La disposition selon laquelle le stockage des données devra être limité dans le temps engendre également une problématique. En effet, les institutions ne seront plus en mesure de fournir des duplicatas de documents au-delà d’un certain temps. Cela pourrait avoir des impacts plus ou moins importants sur les tiers en fonctions du type de document sollicité. En effet, quel que soit le type de document sollicité (factures, relevés bancaires, avis d’imposition, actes de naissances/décès, certificat de mariage, diplôme, etc.), il ne sera plus possible de disposer de duplicata au-delà d’un certain délai. Cela pourrait constituer un problème majeur, et il est important de se questionner dès à présent sur les solutions qui pourraient y être apportées.
Les données personnelles sont amenées à être de plus en plus indispensables. Cela s’explique par de nombreux phénomènes parmi lesquels nous pouvons citer : l’intelligence artificielle, l’automatisation des processus, les évolutions technologiques et l’accroissement des usages numériques. Il est donc indispensable de sécuriser l’ensemble des opérations en amont, et de faciliter les échanges.

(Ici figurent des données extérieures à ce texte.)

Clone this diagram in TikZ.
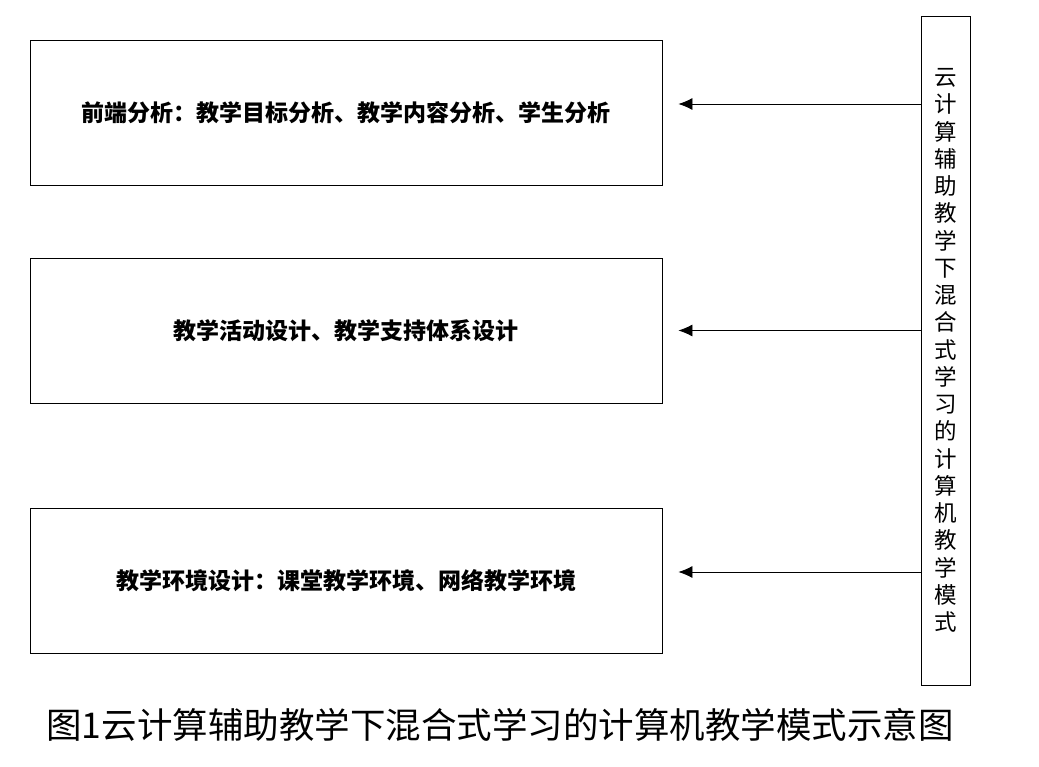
\documentclass[tikz,border=0pt]{standalone}
\usepackage{fontspec}
\newfontfamily\cjk{Noto Sans CJK SC}
\usetikzlibrary{arrows.meta}

\begin{document}
\begin{tikzpicture}[x=1pt, y=1pt,
  stage/.style={draw, line width=0.8pt, minimum width=632pt, minimum height=145pt,
    inner sep=0pt, font=\cjk\bfseries\fontsize{23}{23}\selectfont},
  model/.style={draw, line width=0.8pt, minimum width=49pt, minimum height=669pt,
    inner sep=0pt, align=center, font=\cjk\fontsize{22.5}{27.25}\selectfont},
  feed/.style={line width=0.8pt, -{Latex[length=14pt,width=12pt]}}]
  \useasboundingbox (0,0) rectangle (1039,-766);
  \node[stage] (front) at (346,-112.5) {前端分析：教学目标分析、教学内容分析、学生分析};
  \node[stage] (activity) at (346,-330.5) {教学活动设计、教学支持体系设计};
  \node[stage] (env) at (346,-580.5) {教学环境设计：课堂教学环境、网络教学环境};
  \node[model] (mode) at (946,-350.5)
    {云\\计\\算\\辅\\助\\教\\学\\下\\混\\合\\式\\学\\习\\的\\计\\算\\机\\教\\学\\模\\式};
  \node[font=\cjk\fontsize{35.5}{35.5}\selectfont] (caption) at (500,-725)
    {图1云计算辅助教学下混合式学习的计算机教学模式示意图};
  \draw[feed] (mode.west |- 0,-104) -- ([xshift=16pt,yshift=8.5pt]front.east);
  \draw[feed] (mode.west |- activity.east) -- ([xshift=16pt]activity.east);
  \draw[feed] (mode.west |- 0,-572) -- ([xshift=16pt,yshift=8.5pt]env.east);
\end{tikzpicture}
\end{document}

La majeure partie des banques perçoivent le Règlement Général sur la Protection des Données comme une contrainte avec de lourdes sanctions en cas de non-conformité. Pourtant, il s’avère intéressant, à notre avis, d’emmener la protection des données au-delà des obligations de conformité, et par là-même, d’instaurer une confiance sur le long terme. Une telle initiative permet de renforcer le sentiment de confiance vis-à-vis des tiers. Par exemple, de grands acteurs d’internet tels qu’Amazon, Google, Facebook, et Microsoft ont manifesté leurs intentions de développer l’intelligence artificielle au bénéfice des citoyens en y associant immédiatement un comité d’éthique. C’est là un vecteur considérable de différenciation dans la gestion des relations clients.
Nous le savons, les dispositions de RGPD ont entre autres résultantes une remise à niveau (égal) des banques. Aussi, nous pensons que toute activité ayant pour finalité la protection des données numériques consiste à « faire du digital autrement ». Par conséquent, il est de l’intérêt des banques que ce principe soit mis à profit comme un tremplin pour une rénovation de la relation client. Ainsi, ce qui aujourd’hui représente des contraintes de conformité, deviendra un atout stratégique de business development. Nous ne pouvons achever cet article sans citer Milad DOUHEILI (philosophe américain titulaire de la chaire d’humanisme numérique à l’université Paris-Sorbonne), qui rapportait lors d’une entrevue que « au travers du blockchain, on va transférer la confiance vers la puissance de calcul de la machine plutôt qu’aux tiers de confiance classiques comme les États et les banques. C’est un changement de délégation majeur ». Cette réflexion nous mène à nous demander jusqu’où s’étend le regain de confiance envisagé par la protection des données, et si les dispositions prises sont suffisantes au regard de la conjoncture actuelle. N’oublions pas qu’au-delà des aspects juridiques, RGPD apparaît comme un défi réglementaire qui impacte l’organisation dans sa globalité, et à la culture de l’entreprise.